Stand in your own truth, but make sure the foundation is solid and be willing to adjust it as you find it necessary.
You are responsible for what you say, not for what others understand. You cannot make someone change their mind because what they believe is what they believe. It is not up to you to change their mind, it is up to you to present your beliefs and let it sit. Although sometimes you just want to pound “common sense” into someone until they see your point, it really does nothing at all except frustrate YOU.
Once you present your views they either absorb it and understand it, or they don’t. It’s that simple. People are only capable of understanding that which they have the tools at the time to understand. If they come from a place of lacking, it is part of their journey to discover their tools. Those tools can be anything from compassion, listening, empathy, reasoning, love, respect, acceptance, or any of a myriad of traits that form the psyche.
“You live your life, and I’ll live mine.” A wonderful statement as long as you respect the way the other person is living his life and vice versa. If there is no respect the statement is futile. Respect doesn’t mean you have to agree with what they are presenting, it means you have to understand that they are human, they are important, they are essentially love, and they are on their own journey. For those reasons, they deserve not to be judged, they deserve to receive the same value placed upon them as you place upon yourself. They deserve, for those simple reasons, having their voice heard, and having their feelings respected regardless if their feelings match up with your own. Showing respect means you truly understand that everyone’s opinion matters to them – that their voice is important.

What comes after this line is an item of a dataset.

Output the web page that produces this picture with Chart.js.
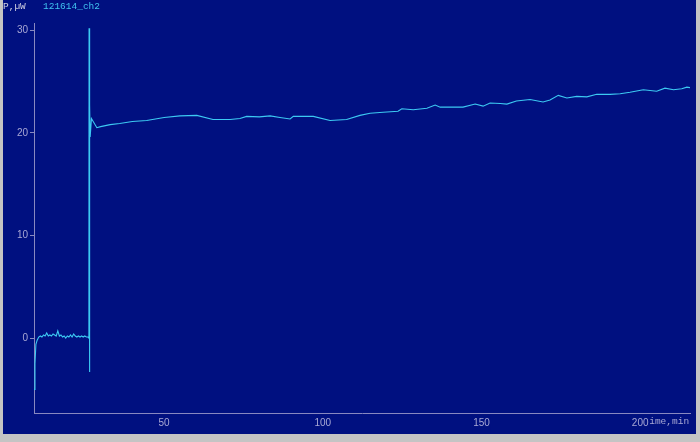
<!DOCTYPE html>
<html>
<head>
<meta charset="utf-8">
<script src="https://cdn.jsdelivr.net/npm/chart.js@4/dist/chart.umd.min.js"></script>
<style>
  html, body { margin: 0; padding: 0; background: #c4c4c4; }
  body { width: 700px; height: 442px; position: relative; overflow: hidden; }
  #wrap { position: absolute; left: 3px; top: 0; width: 693px; height: 434px; background: #001080; }
</style>
</head>
<body>
<div id="wrap"><canvas id="chart"></canvas></div>
<script>
// time, min
const timeMin = [
  9.0, 9.3, 9.6, 10.0, 10.5, 11.0, 11.5, 12.0, 12.5, 13.0, 13.5, 14.0, 14.5, 15.0, 15.5,
  16.0, 16.5, 17.0, 17.5, 18.0, 18.5, 19.0, 19.5, 20.0, 20.5, 21.0, 21.5, 22.0, 22.5,
  23.0, 23.5, 24.0, 24.5, 25.0, 25.5, 26.0, 26.3, 26.35, 26.45, 26.6, 26.7, 27.1, 28.8,
  30, 33, 36, 40, 44.5, 50, 55, 60.3, 65.4, 70.8, 73.9, 76, 80, 83.4, 86.5, 89.7, 90.7, 97, 102.3,
  107.5, 111.7, 114.9, 119, 123.7, 124.9, 128.5, 132.8, 135.4, 137, 140, 144.2, 148, 150.5,
  152.7, 155.9, 158, 161, 165.3, 169.4, 171.6, 174.2, 176.9, 180, 183.2, 186.3, 190.5,
  193.7, 196.8, 201, 205.2, 207.8, 210.5, 213.1, 214.7, 215.7
];
// P, uW
const power = [
  -5.0, -2.5, -0.6, -0.2, 0.1, 0.2, 0.1, 0.3, 0.2, 0.5, 0.2, 0.3, 0.2, 0.4, 0.3,
  0.2, 0.7, 0.2, 0.3, 0.1, 0.2, 0.0, 0.2, 0.1, 0.3, 0.1, 0.4, 0.2, 0.1,
  0.2, 0.1, 0.2, 0.1, 0.2, 0.1, 0.1, 0.0, 30.2, -3.3, 22.7, 19.6, 21.4, 20.5,
  20.6, 20.8, 20.9, 21.1, 21.2, 21.5, 21.65, 21.7, 21.3, 21.3, 21.4, 21.6, 21.55, 21.65, 21.5, 21.35, 21.6, 21.6, 21.2,
  21.3, 21.7, 21.9, 22.0, 22.1, 22.35, 22.25, 22.4, 22.7, 22.5, 22.5, 22.5, 22.8, 22.6,
  22.9, 22.85, 22.8, 23.1, 23.25, 23.0, 23.2, 23.65, 23.4, 23.55, 23.5, 23.75, 23.75,
  23.8, 23.95, 24.2, 24.05, 24.35, 24.2, 24.3, 24.45, 24.4
];
const xTicks = [50, 100, 150, 200];
const yTicks = [0, 10, 20, 30];
const yLabel = "P,\u00b5W";
const seriesName = "121614_ch2";
const xLabel = "Time,min";

const axisColor = "#8888c0";
const labelColor = "#a8a8d4";

const textPlugin = {
  id: "texts",
  beforeDraw(chart) {
    const ctx = chart.ctx;
    ctx.save();
    ctx.textBaseline = "middle";
    ctx.font = "9.5px 'Liberation Mono'";
    ctx.fillStyle = "#d0d0e0";
    ctx.fillText(yLabel, 0, 6);
    ctx.fillStyle = "#40c4f0";
    ctx.fillText(seriesName, 40, 6);
    ctx.fillStyle = labelColor;
    ctx.fillText(xLabel, 640.5, 421.5);
    ctx.restore();
  }
};

new Chart(document.getElementById("chart"), {
  type: "line",
  data: {
    datasets: [{
      data: timeMin.map((t, i) => ({ x: t, y: power[i] })),
      borderColor: "#3ccaf2",
      borderWidth: 1.1,
      pointRadius: 0,
      tension: 0
    }]
  },
  options: {
    responsive: true,
    maintainAspectRatio: false,
    animation: false,
    layout: { padding: { top: 23, right: 6, left: 0, bottom: 0 } },
    plugins: { legend: { display: false }, tooltip: { enabled: false } },
    scales: {
      x: {
        type: "linear",
        min: 9,
        max: 215.7,
        afterFit(s) { s.height = 21; },
        afterBuildTicks(s) { s.ticks = xTicks.map(v => ({ value: v })); },
        grid: { color: "transparent", tickColor: axisColor, tickLength: 2 },
        border: { color: axisColor, width: 1 },
        ticks: {
          color: labelColor,
          font: { family: "'Liberation Sans'", size: 10 },
          padding: 2,
          maxRotation: 0,
          showLabelBackdrop: true,
          backdropColor: "#001080",
          backdropPadding: { top: 3, bottom: 4, left: 1, right: 1 }
        }
      },
      y: {
        min: -7.3,
        max: 30.7,
        afterFit(s) { s.width = 31; },
        afterBuildTicks(s) { s.ticks = yTicks.map(v => ({ value: v })); },
        grid: { color: "transparent", tickColor: axisColor, tickLength: 4 },
        border: { color: axisColor, width: 1 },
        ticks: {
          color: labelColor,
          font: { family: "'Liberation Sans'", size: 10 },
          padding: 2
        }
      }
    }
  },
  plugins: [textPlugin]
});
</script>
</body>
</html>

In order to find happiness in your own life, you must try your hardest to practice respect. For others and for yourself. We’re all here just doing our best. We do it in different ways and by different means. Not one of us is more important than another. Not one of us is better than another. Contrary to popular belief, there is NO high road. When we are capable of understanding where another person is coming from, it is easier to respect them. In order to do this, we must all follow one of the most basic and ancient teachings, and that is the Golden Rule. Just do unto others as if you were the others.
When people judge you, it is coming strictly from something within them and really has nothing to do with you. It comes from everything they have learned up until that point in time. It comes from past pain, jealousy, embarrassment, anger, or fear. It comes from a crippled frame of mind that somehow they are better because they do things a different way or see things in a different light. It has NOTHING to do with you and your choices, it has everything to do with their own inability to respect all life regardless if it matches their own view.
So when you’ve been judged, and I know this very well as I’ve been on both ends, oh boy do I know… you cannot take that judgement personally. For me I try to remind myself that I am the Main Character of MY story, and everyone else is the Main Character of their own story. Just like my story has been created around my life events, so has theirs. As long as I don’t take what is said personally, I am not feeding my own ego (to be right or wrong) and I am not wallowing in pain. I know that whatever is being said comes from the other persons memory bank of experiences, and although their words may be directed at me – really what is going on is unresolved pain or fear in the other person over their own past experiences.
So to finally end this long-winded post – Yes, stand in your own truth. Just make sure along the way, you don’t fail to see the truth of the other person as well.